■ Provided data
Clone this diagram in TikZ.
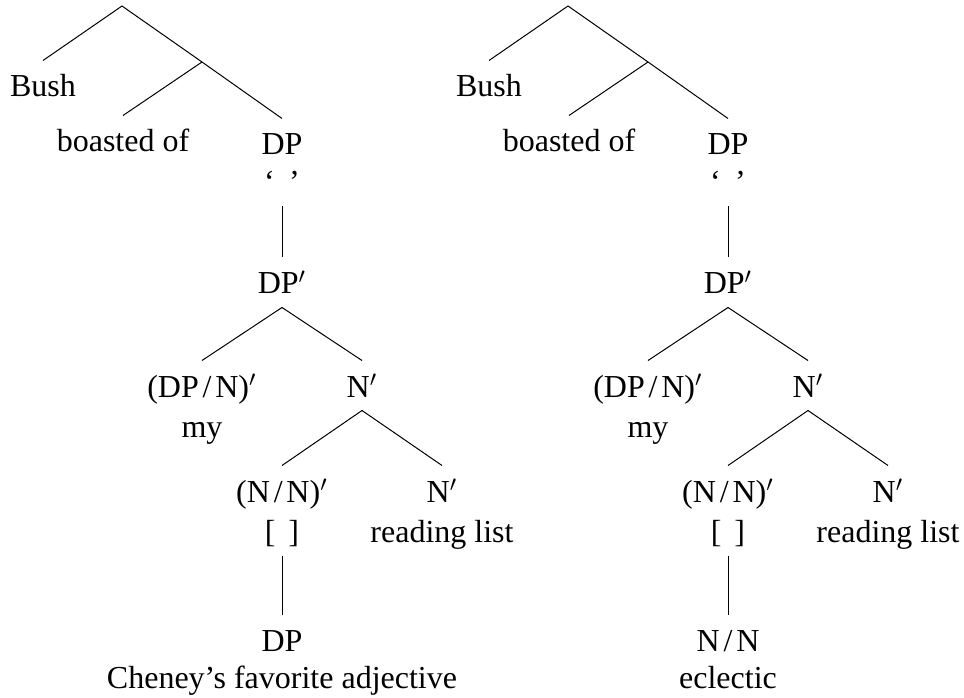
\documentclass[tikz,border=0pt]{standalone}
\usepackage{fontspec}
\setmainfont{Liberation Serif}
\begin{document}
\begin{tikzpicture}[x=0.4pt, y=-0.4pt, font=\fontsize{12.8}{15}\selectfont]
    \useasboundingbox (0,0) rectangle (964,698);

    % Define styles
    \tikzstyle{lbl}=[anchor=base, inner sep=0pt, text height=14.4pt, text depth=5.2pt]
    \tikzstyle{branch}=[draw=black, line width=0.4pt]
    \newcommand{\sla}{\kern0.12em/\kern0.12em}

    % Left tree
    \coordinate (top1) at (122,6);
    \coordinate (mid1) at (202,62);
    \node[lbl] (bush1) at (43,97) {Bush};
    \node[lbl] (boast1) at (123,152) {boasted of};
    \node[lbl] (dp1) at (282,155) {DP};
    \node[lbl] (quote1) at (282,193) {`\hspace{0.45em}'};
    \node[lbl] (dpbar1) at (282,294) {DP$'$};
    \node[lbl] (dpn1) at (202,397) {(DP\sla N)$'$};
    \node[lbl] (my1) at (202,437) {my};
    \node[lbl] (nbar1) at (362,397) {N$'$};
    \node[lbl] (nn1) at (282,502) {(N\sla N)$'$};
    \node[lbl] (brk1) at (282,542) {[\hspace{0.4em}]};
    \node[lbl] (nbarb1) at (442,502) {N$'$};
    \node[lbl] (list1) at (442,542) {reading list};
    \node[lbl] (dpc1) at (282,651) {DP};
    \node[lbl] (cheney1) at (282,688) {Cheney's favorite adjective};

    \draw[branch] (top1) -- (bush1.north);
    \draw[branch] (top1) -- (mid1) -- (dp1.north);
    \draw[branch] (mid1) -- (boast1.north);
    \draw[branch] (quote1.south) -- (dpbar1.north);
    \draw[branch] (dpbar1.south) -- (dpn1.north);
    \draw[branch] (dpbar1.south) -- (nbar1.north);
    \draw[branch] (nbar1.south) -- (nn1.north);
    \draw[branch] (nbar1.south) -- (nbarb1.north);
    \draw[branch] (brk1.south) -- (dpc1.north);

    % Right tree
    \coordinate (top2) at (568,6);
    \coordinate (mid2) at (648,62);
    \node[lbl] (bush2) at (489,97) {Bush};
    \node[lbl] (boast2) at (569,152) {boasted of};
    \node[lbl] (dp2) at (728,155) {DP};
    \node[lbl] (quote2) at (728,193) {`\hspace{0.45em}'};
    \node[lbl] (dpbar2) at (728,294) {DP$'$};
    \node[lbl] (dpn2) at (648,397) {(DP\sla N)$'$};
    \node[lbl] (my2) at (648,437) {my};
    \node[lbl] (nbar2) at (808,397) {N$'$};
    \node[lbl] (nn2) at (728,502) {(N\sla N)$'$};
    \node[lbl] (brk2) at (728,542) {[\hspace{0.4em}]};
    \node[lbl] (nbarb2) at (888,502) {N$'$};
    \node[lbl] (list2) at (888,542) {reading list};
    \node[lbl] (nslash2) at (728,651) {N\sla N};
    \node[lbl] (eclectic2) at (728,688) {eclectic};

    \draw[branch] (top2) -- (bush2.north);
    \draw[branch] (top2) -- (mid2) -- (dp2.north);
    \draw[branch] (mid2) -- (boast2.north);
    \draw[branch] (quote2.south) -- (dpbar2.north);
    \draw[branch] (dpbar2.south) -- (dpn2.north);
    \draw[branch] (dpbar2.south) -- (nbar2.north);
    \draw[branch] (nbar2.south) -- (nn2.north);
    \draw[branch] (nbar2.south) -- (nbarb2.north);
    \draw[branch] (brk2.south) -- (nslash2.north);
\end{tikzpicture}
\end{document}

■ Objective
Keep the pictures out of the copy and write out the data exactly as it stands.

■ Final result
Clone this diagram in TikZ.
\documentclass[tikz,border=0pt]{standalone}
\usepackage{fontspec}
\setmainfont{Liberation Serif}
\begin{document}
\begin{tikzpicture}[x=0.4pt, y=-0.4pt, font=\fontsize{12.8}{15}\selectfont]
    \useasboundingbox (0,0) rectangle (964,698);

    % Define styles
    \tikzstyle{lbl}=[anchor=base, inner sep=0pt, text height=14.4pt, text depth=5.2pt]
    \tikzstyle{branch}=[draw=black, line width=0.4pt]
    \newcommand{\sla}{\kern0.12em/\kern0.12em}

    % Left tree
    \coordinate (top1) at (122,6);
    \coordinate (mid1) at (202,62);
    \node[lbl] (bush1) at (43,97) {Bush};
    \node[lbl] (boast1) at (123,152) {boasted of};
    \node[lbl] (dp1) at (282,155) {DP};
    \node[lbl] (quote1) at (282,193) {`\hspace{0.45em}'};
    \node[lbl] (dpbar1) at (282,294) {DP$'$};
    \node[lbl] (dpn1) at (202,397) {(DP\sla N)$'$};
    \node[lbl] (my1) at (202,437) {my};
    \node[lbl] (nbar1) at (362,397) {N$'$};
    \node[lbl] (nn1) at (282,502) {(N\sla N)$'$};
    \node[lbl] (brk1) at (282,542) {[\hspace{0.4em}]};
    \node[lbl] (nbarb1) at (442,502) {N$'$};
    \node[lbl] (list1) at (442,542) {reading list};
    \node[lbl] (dpc1) at (282,651) {DP};
    \node[lbl] (cheney1) at (282,688) {Cheney's favorite adjective};

    \draw[branch] (top1) -- (bush1.north);
    \draw[branch] (top1) -- (mid1) -- (dp1.north);
    \draw[branch] (mid1) -- (boast1.north);
    \draw[branch] (quote1.south) -- (dpbar1.north);
    \draw[branch] (dpbar1.south) -- (dpn1.north);
    \draw[branch] (dpbar1.south) -- (nbar1.north);
    \draw[branch] (nbar1.south) -- (nn1.north);
    \draw[branch] (nbar1.south) -- (nbarb1.north);
    \draw[branch] (brk1.south) -- (dpc1.north);

    % Right tree
    \coordinate (top2) at (568,6);
    \coordinate (mid2) at (648,62);
    \node[lbl] (bush2) at (489,97) {Bush};
    \node[lbl] (boast2) at (569,152) {boasted of};
    \node[lbl] (dp2) at (728,155) {DP};
    \node[lbl] (quote2) at (728,193) {`\hspace{0.45em}'};
    \node[lbl] (dpbar2) at (728,294) {DP$'$};
    \node[lbl] (dpn2) at (648,397) {(DP\sla N)$'$};
    \node[lbl] (my2) at (648,437) {my};
    \node[lbl] (nbar2) at (808,397) {N$'$};
    \node[lbl] (nn2) at (728,502) {(N\sla N)$'$};
    \node[lbl] (brk2) at (728,542) {[\hspace{0.4em}]};
    \node[lbl] (nbarb2) at (888,502) {N$'$};
    \node[lbl] (list2) at (888,542) {reading list};
    \node[lbl] (nslash2) at (728,651) {N\sla N};
    \node[lbl] (eclectic2) at (728,688) {eclectic};

    \draw[branch] (top2) -- (bush2.north);
    \draw[branch] (top2) -- (mid2) -- (dp2.north);
    \draw[branch] (mid2) -- (boast2.north);
    \draw[branch] (quote2.south) -- (dpbar2.north);
    \draw[branch] (dpbar2.south) -- (dpn2.north);
    \draw[branch] (dpbar2.south) -- (nbar2.north);
    \draw[branch] (nbar2.south) -- (nn2.north);
    \draw[branch] (nbar2.south) -- (nbarb2.north);
    \draw[branch] (brk2.south) -- (nslash2.north);
\end{tikzpicture}
\end{document}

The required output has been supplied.